Have we all become so complacent and wrapped-up in ourselves that we can’t see outside of the narrow vision that is our “president-elect”? Can you not see that what he has said about Hispanics is vile? How can you, if you are a woman who voted for him (and it was a whole fucking lot of you), be at peace knowing that your president DOES NOT AND WILL NOT respect you, your body, or your choices? How do you sleep at night knowing that you elected someone who is endorsed by the literal fucking Ku Klux Klan?

I was fortunate enough to have a human in my life get me involved in the protests that started the day of the announcement. I have actually never been to a protest before, so this was all new to me. And when I dwell on that for a moment, I feel badly about my level of civic engagement in the past. Was I not as active as a I could have been because I grew complacent? True, I’ve had eight years of feeling safe and respected with an amazing president (yes, I am willing to discuss his flaws- we all have them, we are all human), but has it made me soft? I remember being in college and working on the International Student Association board to educate people about hot button issues surrounding that community. I remember how I once felt about the Israeli-Palestinian conflict. I have always been an advocate for women and their reproductive rights. Where did that me go?

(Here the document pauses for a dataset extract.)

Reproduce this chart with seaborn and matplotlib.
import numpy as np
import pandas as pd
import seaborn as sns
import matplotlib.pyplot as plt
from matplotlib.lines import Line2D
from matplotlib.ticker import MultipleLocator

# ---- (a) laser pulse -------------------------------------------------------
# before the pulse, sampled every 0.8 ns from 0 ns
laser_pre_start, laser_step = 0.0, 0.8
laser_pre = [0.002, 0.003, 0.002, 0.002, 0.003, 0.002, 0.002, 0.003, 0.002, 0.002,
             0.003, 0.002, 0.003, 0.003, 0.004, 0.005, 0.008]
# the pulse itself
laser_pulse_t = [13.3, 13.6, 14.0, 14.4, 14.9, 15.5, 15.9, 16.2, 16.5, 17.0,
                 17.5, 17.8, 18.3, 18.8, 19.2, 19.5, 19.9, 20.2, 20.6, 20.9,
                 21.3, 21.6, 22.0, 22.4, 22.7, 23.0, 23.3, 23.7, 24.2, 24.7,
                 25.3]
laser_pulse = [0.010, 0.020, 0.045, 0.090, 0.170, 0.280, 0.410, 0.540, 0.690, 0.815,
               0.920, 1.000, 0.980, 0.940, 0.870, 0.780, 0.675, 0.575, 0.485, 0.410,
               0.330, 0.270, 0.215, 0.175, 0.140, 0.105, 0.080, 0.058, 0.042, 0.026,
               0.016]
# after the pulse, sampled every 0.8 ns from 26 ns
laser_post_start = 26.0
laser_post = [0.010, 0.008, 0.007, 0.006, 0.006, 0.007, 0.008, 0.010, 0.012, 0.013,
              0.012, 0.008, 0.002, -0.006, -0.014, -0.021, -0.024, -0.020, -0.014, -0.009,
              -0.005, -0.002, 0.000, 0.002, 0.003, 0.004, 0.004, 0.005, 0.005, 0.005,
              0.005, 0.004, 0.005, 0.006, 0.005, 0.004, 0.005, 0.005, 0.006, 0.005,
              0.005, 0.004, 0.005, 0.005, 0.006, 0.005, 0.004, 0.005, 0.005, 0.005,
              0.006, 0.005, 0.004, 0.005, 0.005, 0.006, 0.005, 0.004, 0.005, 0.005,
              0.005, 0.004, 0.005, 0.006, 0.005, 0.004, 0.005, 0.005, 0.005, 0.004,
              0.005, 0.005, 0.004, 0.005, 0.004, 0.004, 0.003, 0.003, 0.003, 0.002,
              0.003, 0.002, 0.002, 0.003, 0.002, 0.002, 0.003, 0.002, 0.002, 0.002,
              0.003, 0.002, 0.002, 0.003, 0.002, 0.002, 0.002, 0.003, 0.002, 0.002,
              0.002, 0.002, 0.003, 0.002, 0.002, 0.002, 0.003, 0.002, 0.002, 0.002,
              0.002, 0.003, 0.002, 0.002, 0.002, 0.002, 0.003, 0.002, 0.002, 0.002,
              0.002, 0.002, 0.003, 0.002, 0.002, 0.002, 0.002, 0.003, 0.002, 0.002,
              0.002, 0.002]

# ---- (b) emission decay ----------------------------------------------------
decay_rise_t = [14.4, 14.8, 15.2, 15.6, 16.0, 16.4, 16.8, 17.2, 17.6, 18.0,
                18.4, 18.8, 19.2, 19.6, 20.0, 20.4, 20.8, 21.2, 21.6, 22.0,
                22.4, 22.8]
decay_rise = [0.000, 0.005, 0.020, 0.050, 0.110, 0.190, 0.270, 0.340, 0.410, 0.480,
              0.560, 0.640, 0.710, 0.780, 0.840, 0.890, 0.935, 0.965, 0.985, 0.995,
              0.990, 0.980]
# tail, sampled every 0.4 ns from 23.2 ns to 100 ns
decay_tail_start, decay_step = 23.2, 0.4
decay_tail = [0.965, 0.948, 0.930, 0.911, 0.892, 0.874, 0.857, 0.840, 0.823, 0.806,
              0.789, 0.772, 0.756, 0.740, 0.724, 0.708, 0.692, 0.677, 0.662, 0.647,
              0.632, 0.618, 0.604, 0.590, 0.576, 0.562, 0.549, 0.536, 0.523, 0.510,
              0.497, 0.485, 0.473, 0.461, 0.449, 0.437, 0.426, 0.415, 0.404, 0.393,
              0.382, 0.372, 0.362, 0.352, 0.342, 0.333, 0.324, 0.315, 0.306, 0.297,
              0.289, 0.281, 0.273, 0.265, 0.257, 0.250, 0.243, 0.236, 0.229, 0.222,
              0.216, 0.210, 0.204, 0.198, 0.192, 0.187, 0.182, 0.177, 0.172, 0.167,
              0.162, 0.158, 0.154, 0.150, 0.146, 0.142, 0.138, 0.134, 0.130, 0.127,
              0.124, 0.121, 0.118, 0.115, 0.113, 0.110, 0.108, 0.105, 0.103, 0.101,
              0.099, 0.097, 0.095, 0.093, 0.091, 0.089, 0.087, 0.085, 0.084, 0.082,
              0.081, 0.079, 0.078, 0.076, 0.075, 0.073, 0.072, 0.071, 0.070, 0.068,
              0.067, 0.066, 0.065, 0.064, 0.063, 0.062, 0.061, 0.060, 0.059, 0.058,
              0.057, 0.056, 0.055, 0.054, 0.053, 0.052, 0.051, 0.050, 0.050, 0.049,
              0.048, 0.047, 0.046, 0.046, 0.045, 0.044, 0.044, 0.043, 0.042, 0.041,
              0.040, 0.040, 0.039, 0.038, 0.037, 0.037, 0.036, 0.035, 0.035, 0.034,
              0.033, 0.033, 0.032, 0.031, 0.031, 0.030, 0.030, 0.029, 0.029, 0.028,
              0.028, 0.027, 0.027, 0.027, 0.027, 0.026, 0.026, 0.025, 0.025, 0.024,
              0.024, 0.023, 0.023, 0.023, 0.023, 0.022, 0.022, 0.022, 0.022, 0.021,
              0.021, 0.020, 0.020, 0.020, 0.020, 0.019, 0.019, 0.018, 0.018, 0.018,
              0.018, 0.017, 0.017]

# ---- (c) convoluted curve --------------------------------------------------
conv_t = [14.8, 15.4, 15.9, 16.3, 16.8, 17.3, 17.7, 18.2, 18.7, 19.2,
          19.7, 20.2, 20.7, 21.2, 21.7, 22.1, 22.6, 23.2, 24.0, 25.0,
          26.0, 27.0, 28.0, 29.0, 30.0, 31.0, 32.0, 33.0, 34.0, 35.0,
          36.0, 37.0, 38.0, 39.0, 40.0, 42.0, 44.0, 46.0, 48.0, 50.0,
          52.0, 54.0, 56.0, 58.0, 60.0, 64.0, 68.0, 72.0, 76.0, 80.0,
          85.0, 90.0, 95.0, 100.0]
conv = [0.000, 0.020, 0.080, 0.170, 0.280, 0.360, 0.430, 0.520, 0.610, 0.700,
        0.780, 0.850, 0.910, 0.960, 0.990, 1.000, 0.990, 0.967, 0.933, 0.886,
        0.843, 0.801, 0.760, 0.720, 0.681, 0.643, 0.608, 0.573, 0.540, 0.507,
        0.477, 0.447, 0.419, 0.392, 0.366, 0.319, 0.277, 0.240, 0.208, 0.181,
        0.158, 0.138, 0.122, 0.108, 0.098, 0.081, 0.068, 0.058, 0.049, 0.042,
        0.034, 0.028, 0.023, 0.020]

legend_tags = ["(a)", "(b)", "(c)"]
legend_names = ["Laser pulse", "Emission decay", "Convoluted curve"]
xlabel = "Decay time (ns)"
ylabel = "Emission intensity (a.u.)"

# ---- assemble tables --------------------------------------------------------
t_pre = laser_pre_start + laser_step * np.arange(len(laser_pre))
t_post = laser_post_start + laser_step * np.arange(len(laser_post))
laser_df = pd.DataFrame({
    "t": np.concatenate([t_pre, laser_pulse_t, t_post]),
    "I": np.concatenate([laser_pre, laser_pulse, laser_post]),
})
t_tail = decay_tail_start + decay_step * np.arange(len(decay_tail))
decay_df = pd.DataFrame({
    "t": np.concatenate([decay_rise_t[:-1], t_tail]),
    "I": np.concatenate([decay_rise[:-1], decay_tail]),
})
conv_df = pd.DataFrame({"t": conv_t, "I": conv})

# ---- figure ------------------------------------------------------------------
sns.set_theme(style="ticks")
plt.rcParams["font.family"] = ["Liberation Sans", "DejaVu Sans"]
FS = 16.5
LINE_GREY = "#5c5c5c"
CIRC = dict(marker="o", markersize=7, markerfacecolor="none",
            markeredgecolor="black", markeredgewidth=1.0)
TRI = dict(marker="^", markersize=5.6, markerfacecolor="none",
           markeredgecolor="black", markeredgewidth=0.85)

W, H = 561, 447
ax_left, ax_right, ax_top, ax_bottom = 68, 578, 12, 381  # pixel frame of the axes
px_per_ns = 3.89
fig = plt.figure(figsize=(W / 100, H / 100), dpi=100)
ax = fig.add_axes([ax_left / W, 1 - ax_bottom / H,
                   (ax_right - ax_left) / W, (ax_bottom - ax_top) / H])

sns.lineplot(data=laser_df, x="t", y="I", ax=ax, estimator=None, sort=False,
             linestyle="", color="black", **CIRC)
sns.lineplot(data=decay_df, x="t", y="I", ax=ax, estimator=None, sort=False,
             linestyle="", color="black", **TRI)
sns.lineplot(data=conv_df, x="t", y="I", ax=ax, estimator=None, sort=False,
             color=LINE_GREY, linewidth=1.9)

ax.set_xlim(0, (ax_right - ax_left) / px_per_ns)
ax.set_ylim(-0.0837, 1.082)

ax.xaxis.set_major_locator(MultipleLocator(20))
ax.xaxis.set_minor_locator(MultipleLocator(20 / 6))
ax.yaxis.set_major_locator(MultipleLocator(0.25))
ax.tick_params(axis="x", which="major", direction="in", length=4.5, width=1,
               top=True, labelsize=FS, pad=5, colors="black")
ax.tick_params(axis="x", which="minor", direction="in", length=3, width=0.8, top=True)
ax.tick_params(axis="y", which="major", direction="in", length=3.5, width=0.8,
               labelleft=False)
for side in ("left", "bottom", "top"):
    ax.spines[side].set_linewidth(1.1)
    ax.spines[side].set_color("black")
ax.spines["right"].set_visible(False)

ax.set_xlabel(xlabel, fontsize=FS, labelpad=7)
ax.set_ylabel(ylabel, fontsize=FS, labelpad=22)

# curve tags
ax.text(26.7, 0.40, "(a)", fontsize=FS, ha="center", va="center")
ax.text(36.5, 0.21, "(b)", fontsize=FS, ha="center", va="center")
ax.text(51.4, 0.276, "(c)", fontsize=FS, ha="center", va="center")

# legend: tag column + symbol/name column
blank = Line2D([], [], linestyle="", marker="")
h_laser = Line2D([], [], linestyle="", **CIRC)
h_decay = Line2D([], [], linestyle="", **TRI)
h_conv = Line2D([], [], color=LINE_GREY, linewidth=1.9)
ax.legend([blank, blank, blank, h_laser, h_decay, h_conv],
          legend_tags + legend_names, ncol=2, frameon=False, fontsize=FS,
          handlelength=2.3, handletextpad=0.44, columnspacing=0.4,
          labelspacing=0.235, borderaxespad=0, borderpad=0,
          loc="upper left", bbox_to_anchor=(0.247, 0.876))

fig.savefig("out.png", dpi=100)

I guess it doesn’t matter now because, what I’m saying, is that I’m back. I’m here to show up with a voice, with a helping hand, with a kind smile, and with over-flowing love. And this is why I am so sad to hear and read about reactions to the Minneapolis/St. Paul protests.

While the protest Wednesday in St. Paul was wonderfully coordinated and well-attended, it was nothing like the following night’s Minneapolis gathering. It’s inspiring to me to see so many people turn out to express their feelings about what our minorities in this country might be facing in the near future. What I might be facing. What you might be facing.

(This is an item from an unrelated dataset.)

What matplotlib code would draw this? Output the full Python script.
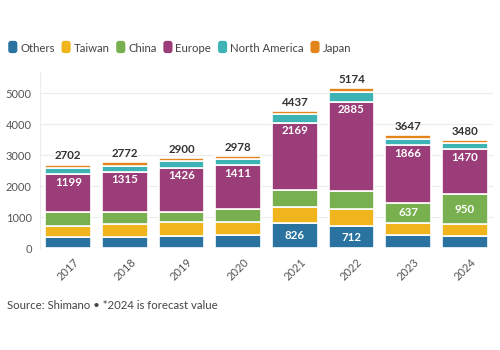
import matplotlib

matplotlib.use("Agg")
import matplotlib.pyplot as plt
import numpy as np
from matplotlib.patches import FancyBboxPatch
from matplotlib.legend_handler import HandlerPatch

plt.rcParams["font.family"] = ["Lato", "DejaVu Sans"]

years = ["2017", "2018", "2019", "2020", "2021", "2022", "2023", "2024"]
regions = ["Others", "Taiwan", "China", "Europe", "North America", "Japan"]
others = [360, 350, 400, 430, 826, 712, 410, 400]
taiwan = [370, 430, 430, 410, 496, 556, 418, 385]
china = [453, 380, 340, 420, 560, 580, 637, 950]
europe = [1199, 1315, 1426, 1411, 2169, 2885, 1866, 1470]
north_america = [220, 190, 220, 210, 270, 297, 195, 203]
japan = [100, 107, 84, 97, 116, 144, 121, 72]
totals = [2702, 2772, 2900, 2978, 4437, 5174, 3647, 3480]

# which segment values get printed inside the bars
labelled = {
    "Others": [False, False, False, False, True, True, False, False],
    "China": [False, False, False, False, False, False, True, True],
    "Europe": [True] * 8,
}

colors = ["#2a73a0", "#f0b51c", "#79b04f", "#9b3d78", "#3db3b5", "#e3841c"]
series = [others, taiwan, china, europe, north_america, japan]


class RoundedHandler(HandlerPatch):
    def create_artists(self, legend, orig_handle, xdescent, ydescent, width, height, fontsize, trans):
        h = height * 1.3
        w = width
        p = FancyBboxPatch(
            (xdescent, ydescent - (h - height) / 2),
            w, h,
            boxstyle="round,pad=0,rounding_size=2",
            facecolor=orig_handle.get_facecolor(),
            edgecolor="none",
            transform=trans,
        )
        return [p]


fig = plt.figure(figsize=(5, 3.5), dpi=100, facecolor="white")
ax = fig.add_axes([0.08, 0.291, 0.906, 0.504])

x = np.arange(len(years))
bottom = np.zeros(len(years))
handles = []
for name, vals, col in zip(regions, series, colors):
    vals = np.array(vals, dtype=float)
    bars = ax.bar(x, vals, 0.81, bottom=bottom, color=col, edgecolor="white", linewidth=1.2, label=name, zorder=3)
    handles.append(bars[0])
    if name in labelled:
        for i, show in enumerate(labelled[name]):
            if not show:
                continue
            if name == "Europe":
                y = bottom[i] + vals[i] - 260
            else:
                y = bottom[i] + vals[i] / 2
            ax.text(x[i], y, f"{int(vals[i])}", ha="center", va="center", color="white",
                    fontsize=8.3, fontweight="bold", zorder=4)
    bottom += vals

for i, t in enumerate(totals):
    ax.text(x[i], t + 100, f"{t}", ha="center", va="bottom", color="#333333",
            fontsize=8.3, fontweight="bold", zorder=4)

ax.set_xlim(-0.5, len(years) - 0.5)
ax.set_ylim(0, 5700)
ax.set_yticks([0, 1000, 2000, 3000, 4000, 5000])
ax.set_xticks(x)
ax.set_xticklabels(years, rotation=45, ha="center")
ax.tick_params(axis="both", colors="#555555", labelsize=8, length=0)
ax.tick_params(axis="x", pad=6)
ax.tick_params(axis="y", pad=6)
ax.grid(axis="y", color="#ececec", linewidth=0.8, zorder=0)
for side in ["top", "right", "bottom"]:
    ax.spines[side].set_visible(False)
ax.spines["left"].set_color("#ececec")
ax.spines["left"].set_linewidth(0.8)

fig.legend(
    handles, regions,
    loc="upper left", bbox_to_anchor=(-0.004, 0.905),
    ncol=6, frameon=False, fontsize=8.2,
    handlelength=0.8, handleheight=0.9, handletextpad=0.25, columnspacing=0.6,
    handler_map={h: RoundedHandler() for h in handles},
    labelcolor="#444444",
)

fig.text(0.014, 0.128, "Source: Shimano \u2022 *2024 is forecast value", fontsize=8.2, color="#444444", va="center")

fig.savefig("out.png", dpi=100, facecolor="white")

So many of my friends on social media rushed to tell me how I was disrupting people’s lives, making things harder, and my personal favorite- that, had the Democratic nominee won, that the Republicans/president-elect voters would NOT have protested. They would NOT have said anything rude or inflammatory on social media. And they certainly wouldn’t be contesting the outcome of the election at every chance they got. And you know what? That’s fine. For the love of gods, voice your opinion. And if your opinion differs from mine, feel free to see yourself out of my life. I’m not worried about losing a few friends on Facebook. You know what I am worried about? My trans friends losing the rights that they have fought so hard to win. My black friends continuing to be gunned down in the streets simply for their color. My immigrant friends being subject to incredible acts of violence and extremism- such that we have not seen since the Civil Rights Movement. I am worried that so many of us who contribute to this great nation will be silenced simply because of our race, our religion, our sexual orientation, our nationality, and so many other things.

That’s what worries me.

And so I chose to use my voice to express the things that our president-elect will not.

I chose to make it known that I am a safe person to talk to, and I will help you no matter the situation or the cause.

Because I believe that immigrants have a place here.

Because I believe that Muslims are incredible people and contribute to our culture immensely.

Because I identify as a queer woman and many of my friends identify as LGBTQ and our rights matter to me.

Because I believe that women should have access to reproductive healthcare, have the right to choose what they do with their bodies, and how they can protect them.

Because I don’t believe it’s right to “build a wall” to keep people out.

Because I don’t believe that you can “grab her by the pussy”.

Because I don’t believe that you didn’t rape those women, but I do believe that you actually stated that some of those women “were too ugly for you to touch”.

Because I’ve dedicated my life to helping people with MI, CD, PD, etc and I will not stand to see their financial assistance cut.

Because I don’t believe that ‘Muslim’ is synonymous with ‘terrorist’. In fact, I know it’s not.

Because this has nothing to do with the “loss” of my candidate, and everything to do with the 60 years back we just set our nation.

And so many other things that I could get into, but won’t because it’s honestly just emotionally taxing to bring up everything our president-elect has said and done.

So, I’m sorry you don’t agree with me protesting. But know that I’m not looking for YOUR approval. What I am doing is beyond that. And I’m (not) sorry that you feel momentarily inconvenienced. I’m (not) sorry you got stopped on 94. Maybe you should use those moments to read this article. Hopefully, it will help you understand that your inconvenience is nothing compared to the inconvenience of thousands of people every day in this nation- and their lives that are at stake, while you complain from the comfort of your vehicle.

While we were out marching through the streets and shutting down I-94, news stations were covering it. And you know what was being said during the live feed of thousands of people expressing their collective grief over the state of the nation? Let me recap it for you:

“Mow them down!”

“Someone just needs to take a gun down there and shoot them.”

“Get a snow plow in there.”

“They don’t have jobs.”

“Maybe someone should throw some work boots and job applications down there and watch them scatter.”

“Your team lost. Go home!”

“Cry-babies!”

“GO HOME.”

“GO GET JOBS.”

Over and over and over again.

These are the same people who tell me I need to sit down and shut up because my candidate lost and their candidate is the one of change. I fear that change. And for obvious fucking reasons. Are you trying to make us feel more secure? I didn’t think so.

So, if you want to have a discussion about why I’m reacting to this choice in the way that I am, please come to me and we can have a civil conversation. If you don’t, bye Felicia. I will not stand for the hatred, the closet racism, and the disgusting acts perpetrated against the people of this country.

PS: If you are a president-elect supporter, it doesn’t mean that I think any less of you. I just wonder if you think any less of me for the 11ty aforementioned reasons. And if you do, we should talk. Keeping a line of open communication is going to be key in these next four years. I encourage you to open a dialogue with me.